Вы не находите ничего… странного в моей речи? (Пауза.) Я не про голос. (Пауза.) Нет, я имею в виду слова. (Пауза. Скорее, сама с собой.) Я употребляю, кажется, уж простейшие из слов, и, однако, я нахожу свою речь очень… странной.
Неясно, почему Мэдди вдруг почувствовала себя неловко — возможно, потому что она какое-то время была прикована к постели, — но ее лингвистические опасения «ужасно тягостны», как она признается позже.
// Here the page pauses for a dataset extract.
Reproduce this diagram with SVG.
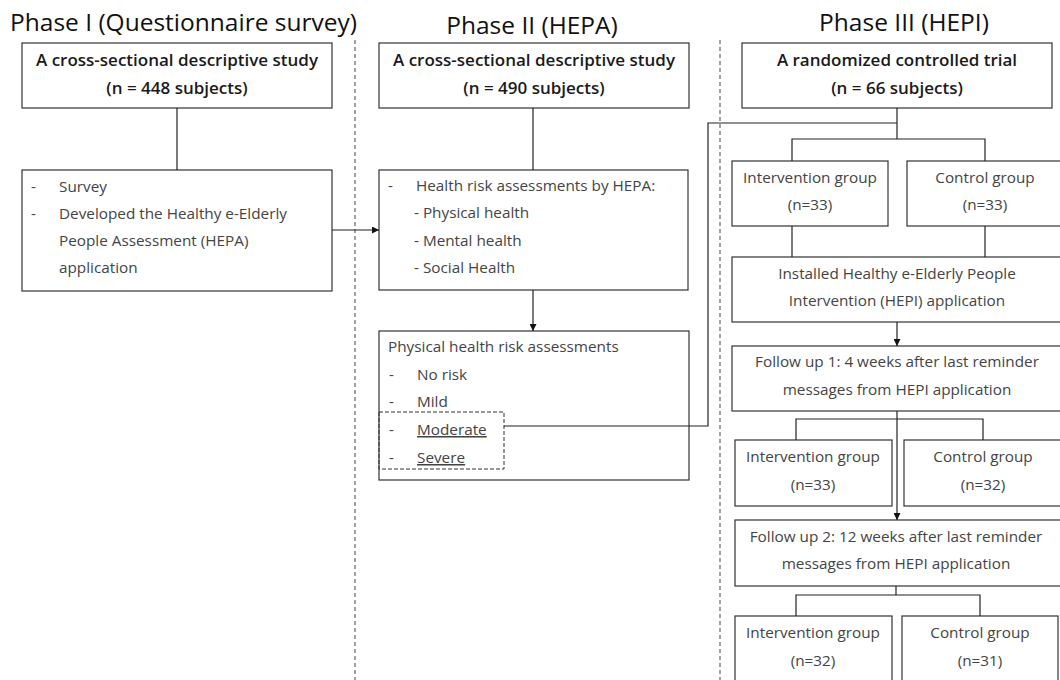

Отчужденность языка от себя и от других — такова причина подлинных мучений миссис Руни. Ее речь не столько «странная», сколько откровенно образная, что придает ее словам неуместную экстравагантность. Предсказывая дождь, Мэдди говорит, что «скоро большие первые капли расплещутся в дорожную пыль». Взбираться по высоким ступеням вокзала в Богхилле, по ее словам, хуже, чем на Меттерхорн, и, наконец взобравшись, Мэдди (с пикантной образностью) советует своей невольной спутнице, мисс Фитт, прислонить ее к стене «как рулон брезента». За всю эту суету она извиняется: «Простите мне весь этот шурум-бурум, мисс Фитт», на что мистер Тайлер с явным удивлением отвечает: «(восхищенно, в сторону.) Шурум-бурум!» Удивление мистера Тайлера — это способ Беккета обозначить parole миссис Руни как если не странную, то по крайней мере своеобразную. Красноречие Мэдди, которое другие считают несовременным, отличает ее от остальных, особенно в постромантической среде, которая ее так нервирует. Как будто миссис Руни только что очнулась от долгого сна Рипа Ван Винкля[439] и попала в жесткий мир подлости и механического насилия. Неудивительно, что Мэдди с таким сочувствием прислушивается к архаичному языку животных. Хотя Кристи не отвечает на первоначальный вопрос Мэдди, ее муж Дэн позже подтвердит ее языковые опасения:
Мистер Руни. […] Знаешь, Мэдди, иной раз кажется, что ты бьешься над мертвым языком.
Миссис Руни. Да, Дэн, именно, я тебя понимаю, у меня у самой часто такое чувство, и это ужасно тягостно.